> **WHAT IS EXPECTED**
Would you transcribe all of the data exactly, down to the last character?

> **AVAILABLE DATA**

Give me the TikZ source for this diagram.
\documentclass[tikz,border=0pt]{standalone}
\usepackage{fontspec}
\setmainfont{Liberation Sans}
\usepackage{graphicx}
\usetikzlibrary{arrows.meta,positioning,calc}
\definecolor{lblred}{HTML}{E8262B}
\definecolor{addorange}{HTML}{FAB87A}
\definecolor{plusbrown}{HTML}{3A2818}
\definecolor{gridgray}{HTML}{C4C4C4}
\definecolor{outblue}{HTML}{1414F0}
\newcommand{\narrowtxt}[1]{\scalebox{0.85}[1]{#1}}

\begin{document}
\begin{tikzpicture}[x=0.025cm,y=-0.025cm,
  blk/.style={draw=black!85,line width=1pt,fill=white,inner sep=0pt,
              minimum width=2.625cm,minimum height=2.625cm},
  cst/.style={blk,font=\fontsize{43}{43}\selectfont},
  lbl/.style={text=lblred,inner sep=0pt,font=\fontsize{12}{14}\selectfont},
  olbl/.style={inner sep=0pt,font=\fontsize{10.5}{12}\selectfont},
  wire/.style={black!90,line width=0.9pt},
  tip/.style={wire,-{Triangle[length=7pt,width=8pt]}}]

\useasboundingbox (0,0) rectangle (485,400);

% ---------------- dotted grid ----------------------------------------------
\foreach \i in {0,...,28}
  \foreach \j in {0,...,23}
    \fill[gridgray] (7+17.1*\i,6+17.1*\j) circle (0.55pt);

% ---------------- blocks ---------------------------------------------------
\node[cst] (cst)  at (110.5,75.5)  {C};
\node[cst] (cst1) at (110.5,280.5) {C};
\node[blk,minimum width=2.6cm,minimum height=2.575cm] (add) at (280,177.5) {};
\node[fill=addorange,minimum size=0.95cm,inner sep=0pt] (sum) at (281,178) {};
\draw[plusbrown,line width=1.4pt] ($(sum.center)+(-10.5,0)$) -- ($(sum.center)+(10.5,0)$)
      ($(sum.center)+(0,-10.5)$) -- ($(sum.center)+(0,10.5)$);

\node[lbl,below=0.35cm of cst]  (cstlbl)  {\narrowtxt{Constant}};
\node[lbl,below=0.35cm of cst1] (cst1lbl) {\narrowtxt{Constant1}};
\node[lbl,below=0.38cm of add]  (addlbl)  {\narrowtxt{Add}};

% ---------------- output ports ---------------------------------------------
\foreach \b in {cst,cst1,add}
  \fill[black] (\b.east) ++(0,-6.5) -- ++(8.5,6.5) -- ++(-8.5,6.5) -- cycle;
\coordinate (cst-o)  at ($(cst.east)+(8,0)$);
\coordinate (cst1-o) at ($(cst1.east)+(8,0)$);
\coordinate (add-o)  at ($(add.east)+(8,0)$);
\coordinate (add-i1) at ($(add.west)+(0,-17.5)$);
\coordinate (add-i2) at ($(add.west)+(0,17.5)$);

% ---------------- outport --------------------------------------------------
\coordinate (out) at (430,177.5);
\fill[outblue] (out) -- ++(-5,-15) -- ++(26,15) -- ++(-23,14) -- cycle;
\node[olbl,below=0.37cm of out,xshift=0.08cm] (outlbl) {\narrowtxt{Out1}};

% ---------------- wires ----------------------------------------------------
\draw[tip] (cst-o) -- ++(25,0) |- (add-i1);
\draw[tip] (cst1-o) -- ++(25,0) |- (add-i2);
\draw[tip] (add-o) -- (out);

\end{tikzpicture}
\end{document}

> **RESPONSE TO THE TASK**
Give me the TikZ source for this diagram.
\documentclass[tikz,border=0pt]{standalone}
\usepackage{fontspec}
\setmainfont{Liberation Sans}
\usepackage{graphicx}
\usetikzlibrary{arrows.meta,positioning,calc}
\definecolor{lblred}{HTML}{E8262B}
\definecolor{addorange}{HTML}{FAB87A}
\definecolor{plusbrown}{HTML}{3A2818}
\definecolor{gridgray}{HTML}{C4C4C4}
\definecolor{outblue}{HTML}{1414F0}
\newcommand{\narrowtxt}[1]{\scalebox{0.85}[1]{#1}}

\begin{document}
\begin{tikzpicture}[x=0.025cm,y=-0.025cm,
  blk/.style={draw=black!85,line width=1pt,fill=white,inner sep=0pt,
              minimum width=2.625cm,minimum height=2.625cm},
  cst/.style={blk,font=\fontsize{43}{43}\selectfont},
  lbl/.style={text=lblred,inner sep=0pt,font=\fontsize{12}{14}\selectfont},
  olbl/.style={inner sep=0pt,font=\fontsize{10.5}{12}\selectfont},
  wire/.style={black!90,line width=0.9pt},
  tip/.style={wire,-{Triangle[length=7pt,width=8pt]}}]

\useasboundingbox (0,0) rectangle (485,400);

% ---------------- dotted grid ----------------------------------------------
\foreach \i in {0,...,28}
  \foreach \j in {0,...,23}
    \fill[gridgray] (7+17.1*\i,6+17.1*\j) circle (0.55pt);

% ---------------- blocks ---------------------------------------------------
\node[cst] (cst)  at (110.5,75.5)  {C};
\node[cst] (cst1) at (110.5,280.5) {C};
\node[blk,minimum width=2.6cm,minimum height=2.575cm] (add) at (280,177.5) {};
\node[fill=addorange,minimum size=0.95cm,inner sep=0pt] (sum) at (281,178) {};
\draw[plusbrown,line width=1.4pt] ($(sum.center)+(-10.5,0)$) -- ($(sum.center)+(10.5,0)$)
      ($(sum.center)+(0,-10.5)$) -- ($(sum.center)+(0,10.5)$);

\node[lbl,below=0.35cm of cst]  (cstlbl)  {\narrowtxt{Constant}};
\node[lbl,below=0.35cm of cst1] (cst1lbl) {\narrowtxt{Constant1}};
\node[lbl,below=0.38cm of add]  (addlbl)  {\narrowtxt{Add}};

% ---------------- output ports ---------------------------------------------
\foreach \b in {cst,cst1,add}
  \fill[black] (\b.east) ++(0,-6.5) -- ++(8.5,6.5) -- ++(-8.5,6.5) -- cycle;
\coordinate (cst-o)  at ($(cst.east)+(8,0)$);
\coordinate (cst1-o) at ($(cst1.east)+(8,0)$);
\coordinate (add-o)  at ($(add.east)+(8,0)$);
\coordinate (add-i1) at ($(add.west)+(0,-17.5)$);
\coordinate (add-i2) at ($(add.west)+(0,17.5)$);

% ---------------- outport --------------------------------------------------
\coordinate (out) at (430,177.5);
\fill[outblue] (out) -- ++(-5,-15) -- ++(26,15) -- ++(-23,14) -- cycle;
\node[olbl,below=0.37cm of out,xshift=0.08cm] (outlbl) {\narrowtxt{Out1}};

% ---------------- wires ----------------------------------------------------
\draw[tip] (cst-o) -- ++(25,0) |- (add-i1);
\draw[tip] (cst1-o) -- ++(25,0) |- (add-i2);
\draw[tip] (add-o) -- (out);

\end{tikzpicture}
\end{document}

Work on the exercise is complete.